Members of Monetary Policy Committee (MPC) also “expressed concern about the weakening economic momentum but recognized the relative similarity in the condition to the evolving economic environment in virtually all oil exporting economies, suggesting the need for acceleration of various ongoing initiatives to diversify the economic base of the country.”

With the successful completion of the 2015 general elections and the progress recorded so far in the fight against insurgency, the Committee was optimistic that the slow pace of economic momentum would reverse in the near term.

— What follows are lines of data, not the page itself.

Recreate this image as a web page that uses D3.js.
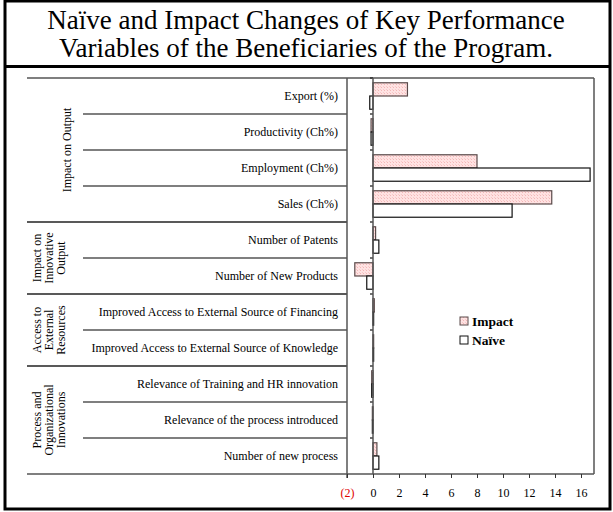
<!DOCTYPE html>
<html lang="en">
<head>
<meta charset="UTF-8">
<script src="https://d3js.org/d3.v7.min.js"></script>
<style>
  body { margin: 0; background: #fff; font-family: 'Liberation Serif', 'Times New Roman', serif; }
  svg text { font-family: 'Liberation Serif', 'Times New Roman', serif; }
</style>
</head>
<body>
<script>
  // categories top to bottom
  const categories = [
    "Export (%)",
    "Productivity (Ch%)",
    "Employment (Ch%)",
    "Sales (Ch%)",
    "Number of Patents",
    "Number of New Products",
    "Improved Access to External Source of Financing",
    "Improved Access to External Source of Knowledge",
    "Relevance of Training and HR innovation",
    "Relevance of the process introduced",
    "Number of new process"
  ];
  const impact = [2.65, -0.15, 8.0, 13.75, 0.2, -1.4, 0.1, 0.05, -0.1, -0.05, 0.3];
  const naive = [-0.25, -0.15, 16.7, 10.7, 0.45, -0.48, 0.05, 0.05, -0.1, -0.05, 0.45];

  // groups: label lines + first/last category index
  const groups = [
    { lines: ["Impact on Output"], from: 0, to: 3 },
    { lines: ["Impact on", "Innovative", "Output"], from: 4, to: 5 },
    { lines: ["Access to", "External", "Resources"], from: 6, to: 7 },
    { lines: ["Process and", "Organizational", "Innovations"], from: 8, to: 10 }
  ];
  const xTicks = [-2, 0, 2, 4, 6, 8, 10, 12, 14, 16];

  const W = 613, H = 512;
  const svg = d3.select("body").append("svg").attr("width", W).attr("height", H);

  const defs = svg.append("defs");
  const pat = defs.append("pattern").attr("id", "pinkHatch")
    .attr("width", 3).attr("height", 3).attr("patternUnits", "userSpaceOnUse");
  pat.append("rect").attr("width", 3).attr("height", 3).attr("fill", "#ffe2e2");
  pat.append("rect").attr("x", 0).attr("y", 0).attr("width", 1).attr("height", 1).attr("fill", "#f3b8b8");
  pat.append("rect").attr("x", 2).attr("y", 2).attr("width", 1).attr("height", 1).attr("fill", "#f7caca");

  // outer frame and title box
  svg.append("rect").attr("x", 5).attr("y", 1).attr("width", 605).attr("height", 508)
    .attr("fill", "none").attr("stroke", "#000").attr("stroke-width", 3);
  svg.append("line").attr("x1", 5).attr("x2", 610).attr("y1", 66.5).attr("y2", 66.5)
    .attr("stroke", "#000").attr("stroke-width", 3);

  const title = svg.append("text").attr("text-anchor", "middle").attr("font-size", 27).attr("fill", "#000");
  title.append("tspan").attr("x", 306).attr("y", 29).text("Naïve and Impact Changes of Key Performance");
  title.append("tspan").attr("x", 306).attr("y", 57).text("Variables of the Beneficiaries of the Program.");

  const plotL = 347, plotR = 594, plotT = 78, plotB = 474;
  const x = d3.scaleLinear().domain([-2, 17]).range([plotL, plotR]);
  const y = d3.scaleBand().domain(categories).range([plotT, plotB]).paddingInner(0).paddingOuter(0);
  const inner = d3.scaleBand().domain(["impact", "naive"]).range([0, y.bandwidth()]).paddingInner(0).paddingOuter(0.36);

  const gridColor = "#555";

  // table lines: top, bottom, group dividers, item dividers
  svg.append("line").attr("x1", 27).attr("x2", plotR).attr("y1", plotT).attr("y2", plotT)
    .attr("stroke", gridColor).attr("stroke-width", 1.5);
  svg.append("line").attr("x1", 27).attr("x2", plotR).attr("y1", plotB).attr("y2", plotB)
    .attr("stroke", gridColor).attr("stroke-width", 1.5);

  categories.forEach((c, i) => {
    if (i === 0) return;
    const isGroupStart = groups.some(g => g.from === i);
    svg.append("line")
      .attr("x1", isGroupStart ? 27 : 83).attr("x2", plotL)
      .attr("y1", y(c)).attr("y2", y(c))
      .attr("stroke", isGroupStart ? "#222" : gridColor).attr("stroke-width", 1.3);
  });

  // vertical plot borders
  svg.append("line").attr("x1", plotL).attr("x2", plotL).attr("y1", plotT).attr("y2", plotB + 4)
    .attr("stroke", gridColor).attr("stroke-width", 1.5);
  svg.append("line").attr("x1", plotR).attr("x2", plotR).attr("y1", plotT).attr("y2", plotB)
    .attr("stroke", gridColor).attr("stroke-width", 1.5);

  // category labels
  svg.append("g").selectAll("text").data(categories).join("text")
    .attr("x", 338).attr("y", d => y(d) + y.bandwidth() / 2 + 4)
    .attr("text-anchor", "end").attr("font-size", 12).attr("fill", "#000")
    .text(d => d);

  // group labels (rotated)
  groups.forEach(g => {
    const cy = (y(categories[g.from]) + y(categories[g.to]) + y.bandwidth()) / 2;
    const n = g.lines.length;
    g.lines.forEach((ln, k) => {
      const cx = n === 1 ? 71 : 41 + k * 12;
      svg.append("text")
        .attr("transform", `translate(${cx},${cy}) rotate(-90)`)
        .attr("text-anchor", "middle").attr("font-size", 12).attr("fill", "#000")
        .text(ln);
    });
  });

  // bars
  const bars = svg.append("g");
  bars.selectAll("rect.impact").data(categories).join("rect")
    .attr("class", "impact")
    .attr("x", (d, i) => x(Math.min(0, impact[i])))
    .attr("y", d => y(d) + inner("impact"))
    .attr("width", (d, i) => Math.abs(x(impact[i]) - x(0)))
    .attr("height", inner.bandwidth())
    .attr("fill", "url(#pinkHatch)").attr("stroke", "#5a4a4a").attr("stroke-width", 1.2);
  bars.selectAll("rect.naive").data(categories).join("rect")
    .attr("class", "naive")
    .attr("x", (d, i) => x(Math.min(0, naive[i])))
    .attr("y", d => y(d) + inner("naive"))
    .attr("width", (d, i) => Math.abs(x(naive[i]) - x(0)))
    .attr("height", inner.bandwidth())
    .attr("fill", "#fff").attr("stroke", "#111").attr("stroke-width", 1.2);

  // zero axis with left ticks
  const yAxis = svg.append("g").attr("transform", `translate(${x(0)},0)`)
    .call(d3.axisLeft(y).tickSize(3).tickFormat("").tickValues(categories))
  yAxis.select(".domain").remove();
  yAxis.selectAll(".tick line").attr("transform", `translate(0,${-y.bandwidth() / 2})`)
    .attr("stroke", "#222").attr("stroke-width", 1.3);
  svg.append("line").attr("x1", x(0)).attr("x2", x(0)).attr("y1", plotT).attr("y2", plotB)
    .attr("stroke", "#555").attr("stroke-width", 1.5);

  // bottom axis
  const xAxis = svg.append("g").attr("transform", `translate(0,${plotB})`)
    .call(d3.axisBottom(x).tickValues(xTicks).tickSize(4).tickPadding(10)
      .tickFormat(d => d < 0 ? `(${Math.abs(d)})` : d));
  xAxis.select(".domain").remove();
  xAxis.selectAll(".tick line").attr("stroke", "#333");
  xAxis.selectAll(".tick text")
    .attr("font-size", 12).attr("font-family", "'Liberation Serif', serif")
    .attr("fill", d => d < 0 ? "#e00000" : "#000");

  // legend
  const legend = svg.append("g").attr("transform", "translate(460,317)");
  const legendItems = [
    { name: "Impact", fill: "url(#pinkHatch)", stroke: "#5a4a4a" },
    { name: "Naïve", fill: "#fff", stroke: "#111" }
  ];
  legendItems.forEach((it, k) => {
    legend.append("rect").attr("x", 0).attr("y", k * 19).attr("width", 8).attr("height", 8)
      .attr("fill", it.fill).attr("stroke", it.stroke).attr("stroke-width", 1);
    legend.append("text").attr("x", 12).attr("y", k * 19 + 9)
      .attr("font-size", 13.5).attr("font-weight", "bold").attr("fill", "#000")
      .text(it.name);
  });
</script>
</body>
</html>
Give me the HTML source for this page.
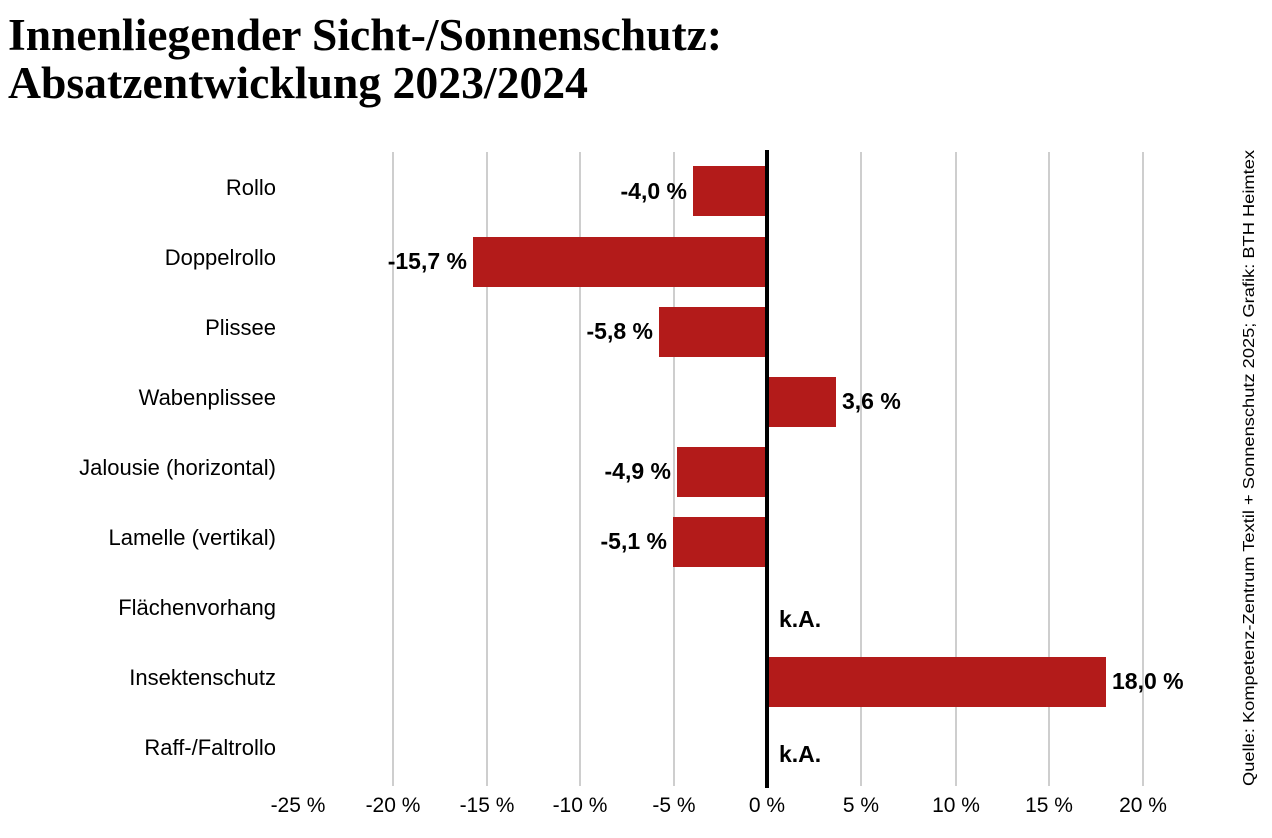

On the activities of the foreign exchange market so far, the CBN governor noted that the stability and modest appreciation in the two segments of the market was largely due to the closure of the rDAS market and the modified two-way quote trading at the inter-bank segments of the market. “Gross official reserves rose from US$29.34 billion at end-March 2015 to US$30.05 billion on May 15, 2015.”

The Committee further said the need for proactive measures to protect the reserve buffer to safeguard the value of the domestic currency and engender overall stability of the banking system was inevitable.